UM Geography's "This is Montana" Celebrates 100 Columns (Part 1 of 2)

A kayaker enjoys Swiftcurrent Lake in Glacier National Park.Photo: A kayaker enjoys Swiftcurrent Lake in Glacier National Park. Courtesy of Rick and Susie Graetz

It’s the height of Montana summer – early August – and a serene Flathead Lake framed by cedar, ponderosa and spruce confronts us. It’s 6 p.m., and the sun is still high in its arc but low enough on the western horizon to fade and blend the low-slung ridges and tops of the Salish Mountains rising from the lake’s western shore 13 miles or more in the distance.

The dark, seemingly featureless massifs become progressively lighter the farther west they extend. A smoke haze from forest fires adds to the silhouetting created by the sun and distance. 

Silence has taken over. The water is still. Mechanized watercrafts have been put to bed. Nothing is left to disturb the peace and vision. Human intrusion is vanquished by the expanse of water stretching to the sunset side.

A setting is in place to picture the lake’s, and northwest Montana’s, yesterday.

Looking south toward the foot of the lake, our imagination takes us back to March 1812, when explorer and fur trader David Thompson crested a hill to become the first known white man to stand in awe before the sparkling Flathead Lake.

Turning toward the mountains on the west, we can envision lonely trappers seeking the elusive beaver and other fur-bearing animals along the streams that thread the forested uplifts. With a bit more conjecture, and it is possible to hear the crack and thud of an ax taking a bite out of a pine tree as logging operations took hold in these same woods at a later date.

Smoke-veiled sky makes it easy to imagine monster-sized steamboats, with antennae-like stacks belching black sooty clouds and dripping paddle wheels churning a frothy wake as they plied the 27-mile-long lake from about 1885 until 1930.

The thought of all the history and change that has passed through this incredible valley in the relatively short period of its recorded time is exciting and makes us yearn to know more.

But whether it is on Flathead Lake, the banks of the Missouri River or from a Beartooth summit, the landscapes’ stories ask to be remembered, lest all that happened lose its importance. It’s not difficult to look back on Montana’s formulative years. It was such a short time ago. And that is part of what makes this state a grand package of space and time.

Every state boasts of great beauty and a history worth remembering. Montana, though, combines geography and an unquiet record of the past into an enviable mix. Our topography is diverse and magnificent. The Northern Rockies within Montana’s borders equal or surpass mountains found elsewhere, and the prairies flowing east of the high country are the most unique and beautiful in the nation. Nowhere on the North American continent do river breaks, island ranges, buttes and badlands come together like they do in Montana’s piece of the Great Plains.

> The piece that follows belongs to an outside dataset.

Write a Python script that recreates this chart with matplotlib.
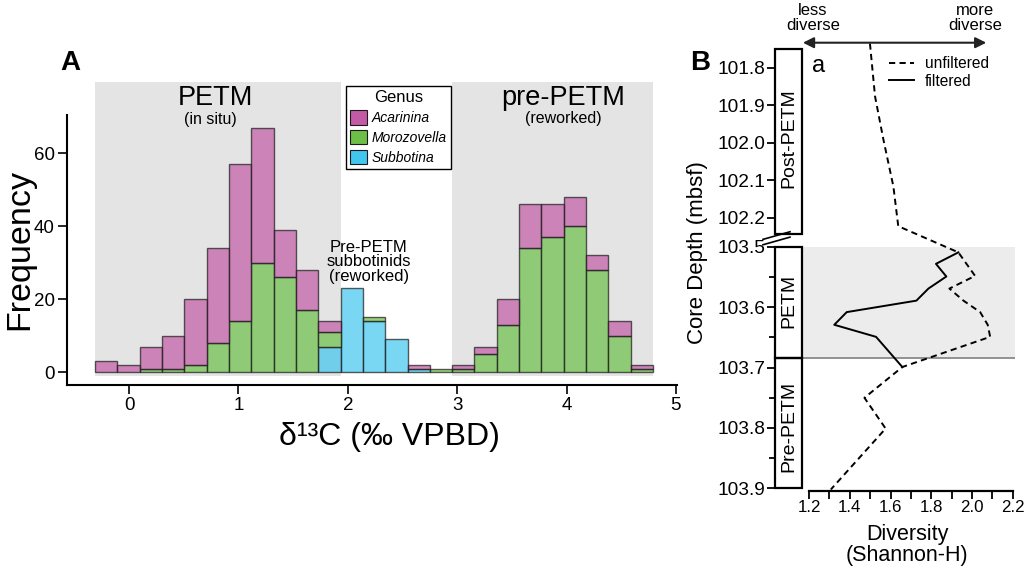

Couple this grandeur with great sweeps of country unaltered through time and chronicles extending back less than two centuries, and one of the most fascinating and enviable places in America unfolds.

A complete study of a region requires the affiliation of place and history. It is especially essential when viewing Montana. Much of what we see here today is intrinsically linked to the past, and understanding the past is required to interpret our province of today.

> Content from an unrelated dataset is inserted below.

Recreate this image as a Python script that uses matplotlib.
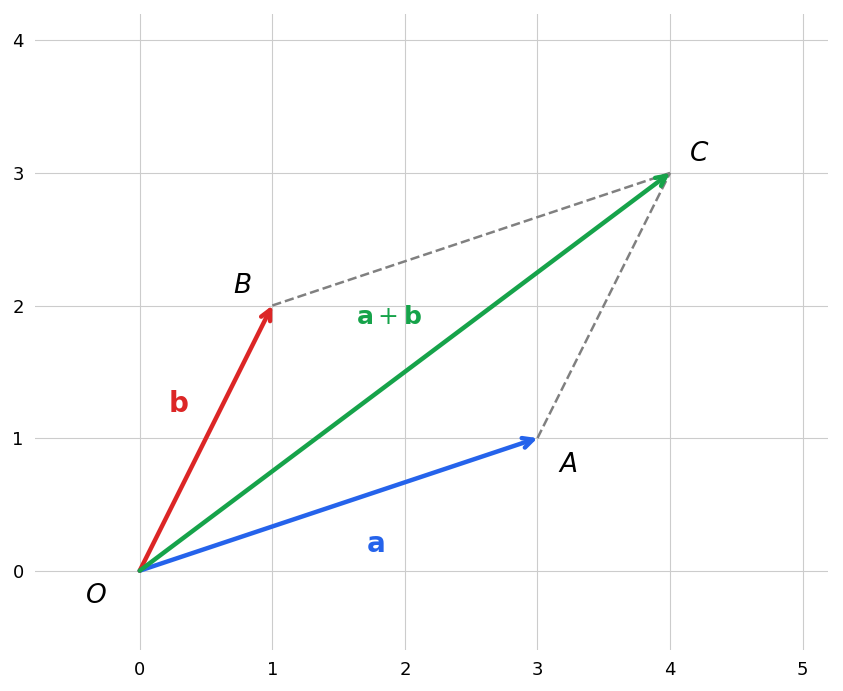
import matplotlib.pyplot as plt

# vectors
vec_a = (3, 1)
vec_b = (1, 2)
vec_sum = (4, 3)

points = ["O", "A", "B", "C"]
point_xy = [(0, 0), (3, 1), (1, 2), (4, 3)]
label_xy = [(-0.33, -0.19), (3.23, 0.8), (0.77, 2.15), (4.22, 3.14)]

fig = plt.figure(figsize=(8.43, 6.91), dpi=100)
ax = fig.add_axes([0.0415, 0.059, 0.9405, 0.921])

# parallelogram dashed sides
ax.plot([vec_b[0], vec_sum[0]], [vec_b[1], vec_sum[1]], "--", color="gray", lw=1.8)
ax.plot([vec_a[0], vec_sum[0]], [vec_a[1], vec_sum[1]], "--", color="gray", lw=1.8)

for v, c in [(vec_a, "#2563eb"), (vec_b, "#dc2626"), (vec_sum, "#16a34a")]:
    ax.annotate("", xy=v, xytext=(0, 0),
                arrowprops=dict(arrowstyle="->", color=c, lw=3.2, mutation_scale=18,
                                shrinkA=0, shrinkB=0))

ax.text(1.78, 0.2, r"$\mathbf{a}$", color="#2563eb", fontsize=20, ha="center", va="center")
ax.text(0.29, 1.26, r"$\mathbf{b}$", color="#dc2626", fontsize=20, ha="center", va="center")
ax.text(1.88, 1.91, r"$\mathbf{a}+\mathbf{b}$", color="#16a34a", fontsize=18, ha="center", va="center")

for name, (x, y) in zip(points, label_xy):
    ax.text(x, y, f"${name}$", fontsize=19, ha="center", va="center")

ax.set_xlim(-0.79, 5.19)
ax.set_ylim(-0.6, 4.2)
ax.set_xticks(range(0, 6))
ax.set_yticks(range(0, 5))
ax.tick_params(length=0, labelsize=13, pad=8)
ax.grid(color="#cccccc", lw=0.8)
ax.set_axisbelow(True)
for s in ax.spines.values():
    s.set_visible(False)

plt.savefig("out.png", dpi=100)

The late K. Ross Toole, an eminent historian and distinguished UM professor, summed up segments of our history and lends us his perspective on its abrupt changes:

“For many years, while immigrants rushed to the West Coast, the facts of geography sealed off the great northern pocket. When at last it was probed, civilization came all at once. It came too fast. There was no ebb to the flow. The plains had sustained millions of buffalo. The sea of grass was endless. To the cattlemen who poured from the south and the west onto this great area in the early 1880's, it was inconceivable that the plains could not sustain their great herds forever. Tough and resourceful as they were, their days on the open range were tragically number. In less than a decade, their empire had crumbled and the grass was gone.

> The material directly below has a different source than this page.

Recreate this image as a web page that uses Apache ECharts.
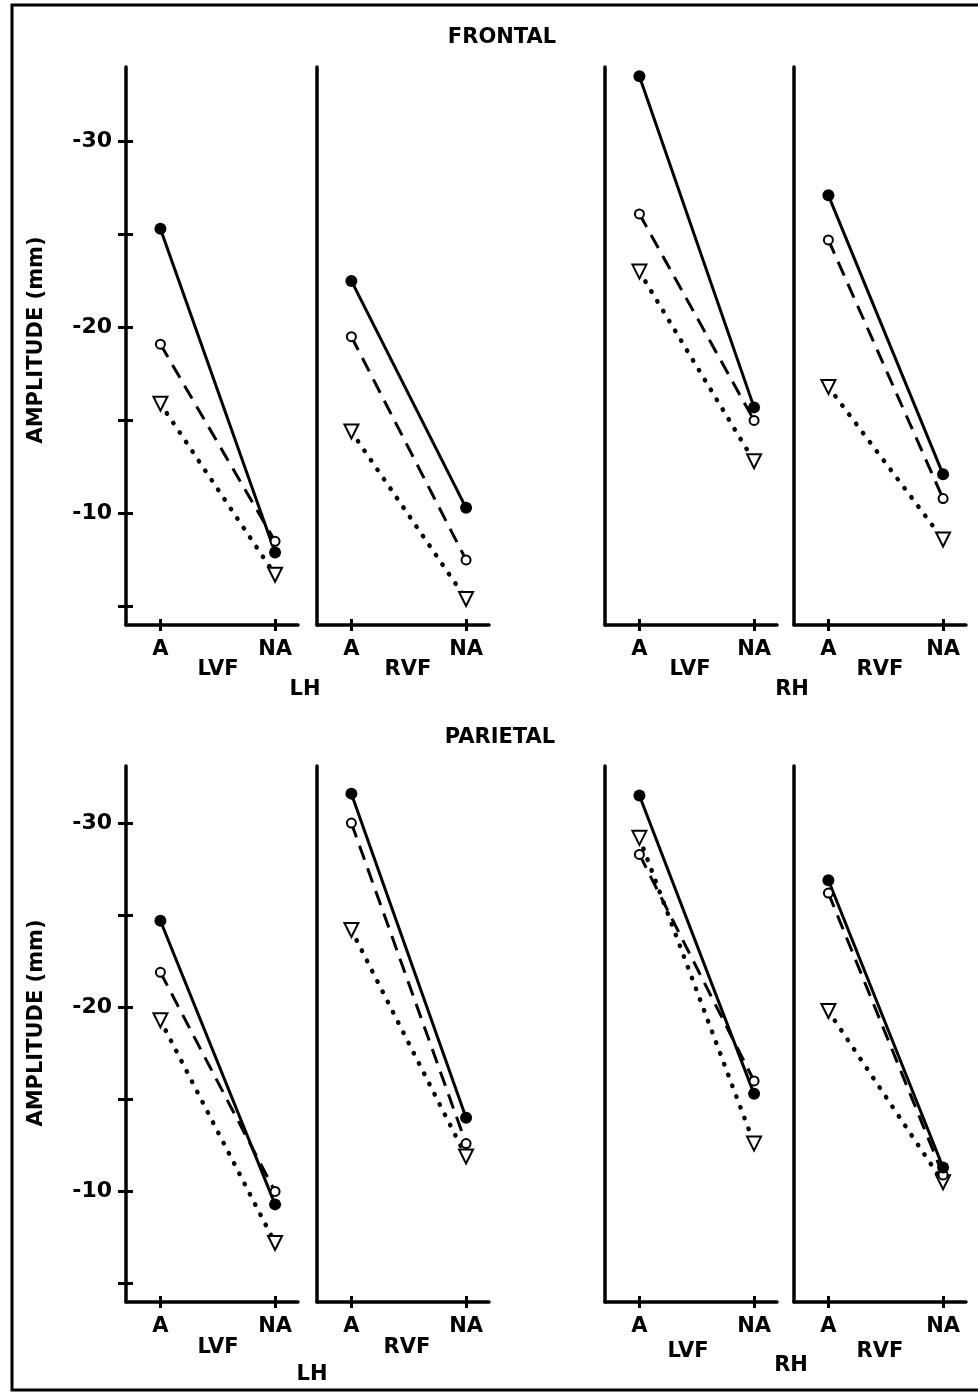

“Then it was the ‘honyocker,’ who like the cattlemen moved onto the land with quick profit as a basic motive. There were a few good years, but then nature struck again. The mass exodus of people left whole communities empty. Eleven thousand farms were abandoned in eastern Montana in the late teens and early twenties. The boom had been great; so was the bust. The promoters and the ebullient honyockers did not know land. And they left behind them mute towns with tumbleweeds banked high on windward sides of leaning buildings. They also left behind a sorely wounded country.

“In 1880, Nate Leavengood’s meadow, where Anaconda now stands, was a lush and quiet place. As far as the eye could see in all directions there was nothing but the valley, the swelling foothills and mountain ramparts.

“Four years later, the meadow was gone, blighted by arsenic fumes from the largest copper smelter in the world. There had been no gradual encroachment of civilization, no creeping in of small farms and little stores. There was no village. First there was nothing, and then all of a sudden there was the world’s largest smelter and around it a raw new city.”